▶ [Aim of the task] Quote the listing below in its entirety, omitting every image.

▶ [Data]
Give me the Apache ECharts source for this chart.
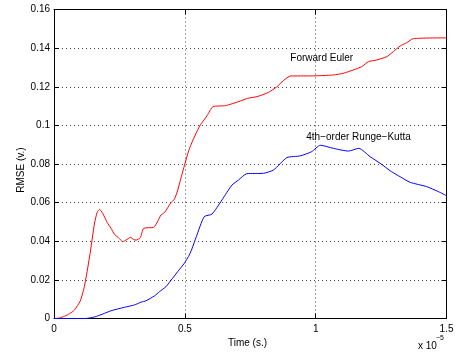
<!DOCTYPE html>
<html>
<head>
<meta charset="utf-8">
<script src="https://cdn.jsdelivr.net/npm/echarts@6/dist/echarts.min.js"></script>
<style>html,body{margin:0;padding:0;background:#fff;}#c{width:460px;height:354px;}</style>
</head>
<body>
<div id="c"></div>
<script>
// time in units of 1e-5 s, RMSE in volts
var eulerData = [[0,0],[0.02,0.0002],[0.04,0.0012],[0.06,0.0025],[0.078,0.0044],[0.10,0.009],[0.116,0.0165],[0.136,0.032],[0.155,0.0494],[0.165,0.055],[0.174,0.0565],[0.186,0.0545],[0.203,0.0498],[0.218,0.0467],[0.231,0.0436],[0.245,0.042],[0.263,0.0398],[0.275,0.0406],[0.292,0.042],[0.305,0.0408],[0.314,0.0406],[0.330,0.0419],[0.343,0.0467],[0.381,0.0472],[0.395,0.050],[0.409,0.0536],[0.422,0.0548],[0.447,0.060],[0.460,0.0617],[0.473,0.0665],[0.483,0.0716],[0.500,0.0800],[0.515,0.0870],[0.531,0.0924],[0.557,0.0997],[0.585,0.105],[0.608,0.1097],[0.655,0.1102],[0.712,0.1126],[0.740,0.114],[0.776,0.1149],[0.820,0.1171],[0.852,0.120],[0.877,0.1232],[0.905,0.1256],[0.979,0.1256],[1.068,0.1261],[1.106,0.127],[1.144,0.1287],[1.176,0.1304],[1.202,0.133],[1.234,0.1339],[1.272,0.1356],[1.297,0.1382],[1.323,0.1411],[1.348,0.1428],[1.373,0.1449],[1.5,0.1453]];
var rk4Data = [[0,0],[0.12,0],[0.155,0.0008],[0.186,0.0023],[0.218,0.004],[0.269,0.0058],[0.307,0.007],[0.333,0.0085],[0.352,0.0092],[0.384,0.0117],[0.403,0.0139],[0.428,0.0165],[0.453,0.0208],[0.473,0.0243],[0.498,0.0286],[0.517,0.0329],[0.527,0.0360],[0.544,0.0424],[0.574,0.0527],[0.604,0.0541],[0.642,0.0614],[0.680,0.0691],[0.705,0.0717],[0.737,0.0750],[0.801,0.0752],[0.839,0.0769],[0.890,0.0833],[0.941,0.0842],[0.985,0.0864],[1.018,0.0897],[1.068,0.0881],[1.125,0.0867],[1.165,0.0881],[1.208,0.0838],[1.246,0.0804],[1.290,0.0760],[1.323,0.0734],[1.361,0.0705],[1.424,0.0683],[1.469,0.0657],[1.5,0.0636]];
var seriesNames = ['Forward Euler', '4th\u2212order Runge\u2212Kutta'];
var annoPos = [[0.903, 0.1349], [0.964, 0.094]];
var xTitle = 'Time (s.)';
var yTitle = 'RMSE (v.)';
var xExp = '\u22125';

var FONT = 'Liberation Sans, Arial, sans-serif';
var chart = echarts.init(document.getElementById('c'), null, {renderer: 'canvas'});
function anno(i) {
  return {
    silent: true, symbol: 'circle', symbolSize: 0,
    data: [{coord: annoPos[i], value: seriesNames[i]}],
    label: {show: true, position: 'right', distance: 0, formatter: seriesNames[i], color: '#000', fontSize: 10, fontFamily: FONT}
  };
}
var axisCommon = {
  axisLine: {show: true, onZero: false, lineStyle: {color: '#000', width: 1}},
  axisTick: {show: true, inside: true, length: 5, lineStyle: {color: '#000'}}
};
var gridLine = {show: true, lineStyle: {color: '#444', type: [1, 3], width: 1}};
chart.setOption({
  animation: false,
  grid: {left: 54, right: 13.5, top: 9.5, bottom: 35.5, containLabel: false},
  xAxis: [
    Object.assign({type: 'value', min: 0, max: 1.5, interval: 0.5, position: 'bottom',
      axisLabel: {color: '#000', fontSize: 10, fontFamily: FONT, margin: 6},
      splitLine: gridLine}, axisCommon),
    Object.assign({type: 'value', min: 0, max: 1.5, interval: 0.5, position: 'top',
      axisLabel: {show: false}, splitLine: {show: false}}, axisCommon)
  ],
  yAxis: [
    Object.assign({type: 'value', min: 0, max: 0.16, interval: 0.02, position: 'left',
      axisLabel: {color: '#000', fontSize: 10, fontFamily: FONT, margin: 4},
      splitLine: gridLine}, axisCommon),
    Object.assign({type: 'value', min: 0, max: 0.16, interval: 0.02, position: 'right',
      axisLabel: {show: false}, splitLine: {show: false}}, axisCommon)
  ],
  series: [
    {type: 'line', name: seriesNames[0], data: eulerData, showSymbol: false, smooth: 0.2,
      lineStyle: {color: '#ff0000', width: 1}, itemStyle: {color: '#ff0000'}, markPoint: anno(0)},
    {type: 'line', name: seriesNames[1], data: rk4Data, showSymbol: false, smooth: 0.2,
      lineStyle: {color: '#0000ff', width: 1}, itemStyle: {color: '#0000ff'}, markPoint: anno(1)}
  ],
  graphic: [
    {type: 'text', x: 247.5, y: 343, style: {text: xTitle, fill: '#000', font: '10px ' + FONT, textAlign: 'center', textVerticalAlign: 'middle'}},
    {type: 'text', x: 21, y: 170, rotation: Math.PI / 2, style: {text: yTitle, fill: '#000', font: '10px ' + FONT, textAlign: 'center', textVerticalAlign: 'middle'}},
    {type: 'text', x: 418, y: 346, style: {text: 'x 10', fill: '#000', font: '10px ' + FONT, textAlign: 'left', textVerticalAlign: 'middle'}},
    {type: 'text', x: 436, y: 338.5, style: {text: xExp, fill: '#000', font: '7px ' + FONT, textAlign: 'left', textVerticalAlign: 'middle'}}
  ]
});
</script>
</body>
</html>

▶ [Full output]
Give me the Apache ECharts source for this chart.
<!DOCTYPE html>
<html>
<head>
<meta charset="utf-8">
<script src="https://cdn.jsdelivr.net/npm/echarts@6/dist/echarts.min.js"></script>
<style>html,body{margin:0;padding:0;background:#fff;}#c{width:460px;height:354px;}</style>
</head>
<body>
<div id="c"></div>
<script>
// time in units of 1e-5 s, RMSE in volts
var eulerData = [[0,0],[0.02,0.0002],[0.04,0.0012],[0.06,0.0025],[0.078,0.0044],[0.10,0.009],[0.116,0.0165],[0.136,0.032],[0.155,0.0494],[0.165,0.055],[0.174,0.0565],[0.186,0.0545],[0.203,0.0498],[0.218,0.0467],[0.231,0.0436],[0.245,0.042],[0.263,0.0398],[0.275,0.0406],[0.292,0.042],[0.305,0.0408],[0.314,0.0406],[0.330,0.0419],[0.343,0.0467],[0.381,0.0472],[0.395,0.050],[0.409,0.0536],[0.422,0.0548],[0.447,0.060],[0.460,0.0617],[0.473,0.0665],[0.483,0.0716],[0.500,0.0800],[0.515,0.0870],[0.531,0.0924],[0.557,0.0997],[0.585,0.105],[0.608,0.1097],[0.655,0.1102],[0.712,0.1126],[0.740,0.114],[0.776,0.1149],[0.820,0.1171],[0.852,0.120],[0.877,0.1232],[0.905,0.1256],[0.979,0.1256],[1.068,0.1261],[1.106,0.127],[1.144,0.1287],[1.176,0.1304],[1.202,0.133],[1.234,0.1339],[1.272,0.1356],[1.297,0.1382],[1.323,0.1411],[1.348,0.1428],[1.373,0.1449],[1.5,0.1453]];
var rk4Data = [[0,0],[0.12,0],[0.155,0.0008],[0.186,0.0023],[0.218,0.004],[0.269,0.0058],[0.307,0.007],[0.333,0.0085],[0.352,0.0092],[0.384,0.0117],[0.403,0.0139],[0.428,0.0165],[0.453,0.0208],[0.473,0.0243],[0.498,0.0286],[0.517,0.0329],[0.527,0.0360],[0.544,0.0424],[0.574,0.0527],[0.604,0.0541],[0.642,0.0614],[0.680,0.0691],[0.705,0.0717],[0.737,0.0750],[0.801,0.0752],[0.839,0.0769],[0.890,0.0833],[0.941,0.0842],[0.985,0.0864],[1.018,0.0897],[1.068,0.0881],[1.125,0.0867],[1.165,0.0881],[1.208,0.0838],[1.246,0.0804],[1.290,0.0760],[1.323,0.0734],[1.361,0.0705],[1.424,0.0683],[1.469,0.0657],[1.5,0.0636]];
var seriesNames = ['Forward Euler', '4th\u2212order Runge\u2212Kutta'];
var annoPos = [[0.903, 0.1349], [0.964, 0.094]];
var xTitle = 'Time (s.)';
var yTitle = 'RMSE (v.)';
var xExp = '\u22125';

var FONT = 'Liberation Sans, Arial, sans-serif';
var chart = echarts.init(document.getElementById('c'), null, {renderer: 'canvas'});
function anno(i) {
  return {
    silent: true, symbol: 'circle', symbolSize: 0,
    data: [{coord: annoPos[i], value: seriesNames[i]}],
    label: {show: true, position: 'right', distance: 0, formatter: seriesNames[i], color: '#000', fontSize: 10, fontFamily: FONT}
  };
}
var axisCommon = {
  axisLine: {show: true, onZero: false, lineStyle: {color: '#000', width: 1}},
  axisTick: {show: true, inside: true, length: 5, lineStyle: {color: '#000'}}
};
var gridLine = {show: true, lineStyle: {color: '#444', type: [1, 3], width: 1}};
chart.setOption({
  animation: false,
  grid: {left: 54, right: 13.5, top: 9.5, bottom: 35.5, containLabel: false},
  xAxis: [
    Object.assign({type: 'value', min: 0, max: 1.5, interval: 0.5, position: 'bottom',
      axisLabel: {color: '#000', fontSize: 10, fontFamily: FONT, margin: 6},
      splitLine: gridLine}, axisCommon),
    Object.assign({type: 'value', min: 0, max: 1.5, interval: 0.5, position: 'top',
      axisLabel: {show: false}, splitLine: {show: false}}, axisCommon)
  ],
  yAxis: [
    Object.assign({type: 'value', min: 0, max: 0.16, interval: 0.02, position: 'left',
      axisLabel: {color: '#000', fontSize: 10, fontFamily: FONT, margin: 4},
      splitLine: gridLine}, axisCommon),
    Object.assign({type: 'value', min: 0, max: 0.16, interval: 0.02, position: 'right',
      axisLabel: {show: false}, splitLine: {show: false}}, axisCommon)
  ],
  series: [
    {type: 'line', name: seriesNames[0], data: eulerData, showSymbol: false, smooth: 0.2,
      lineStyle: {color: '#ff0000', width: 1}, itemStyle: {color: '#ff0000'}, markPoint: anno(0)},
    {type: 'line', name: seriesNames[1], data: rk4Data, showSymbol: false, smooth: 0.2,
      lineStyle: {color: '#0000ff', width: 1}, itemStyle: {color: '#0000ff'}, markPoint: anno(1)}
  ],
  graphic: [
    {type: 'text', x: 247.5, y: 343, style: {text: xTitle, fill: '#000', font: '10px ' + FONT, textAlign: 'center', textVerticalAlign: 'middle'}},
    {type: 'text', x: 21, y: 170, rotation: Math.PI / 2, style: {text: yTitle, fill: '#000', font: '10px ' + FONT, textAlign: 'center', textVerticalAlign: 'middle'}},
    {type: 'text', x: 418, y: 346, style: {text: 'x 10', fill: '#000', font: '10px ' + FONT, textAlign: 'left', textVerticalAlign: 'middle'}},
    {type: 'text', x: 436, y: 338.5, style: {text: xExp, fill: '#000', font: '7px ' + FONT, textAlign: 'left', textVerticalAlign: 'middle'}}
  ]
});
</script>
</body>
</html>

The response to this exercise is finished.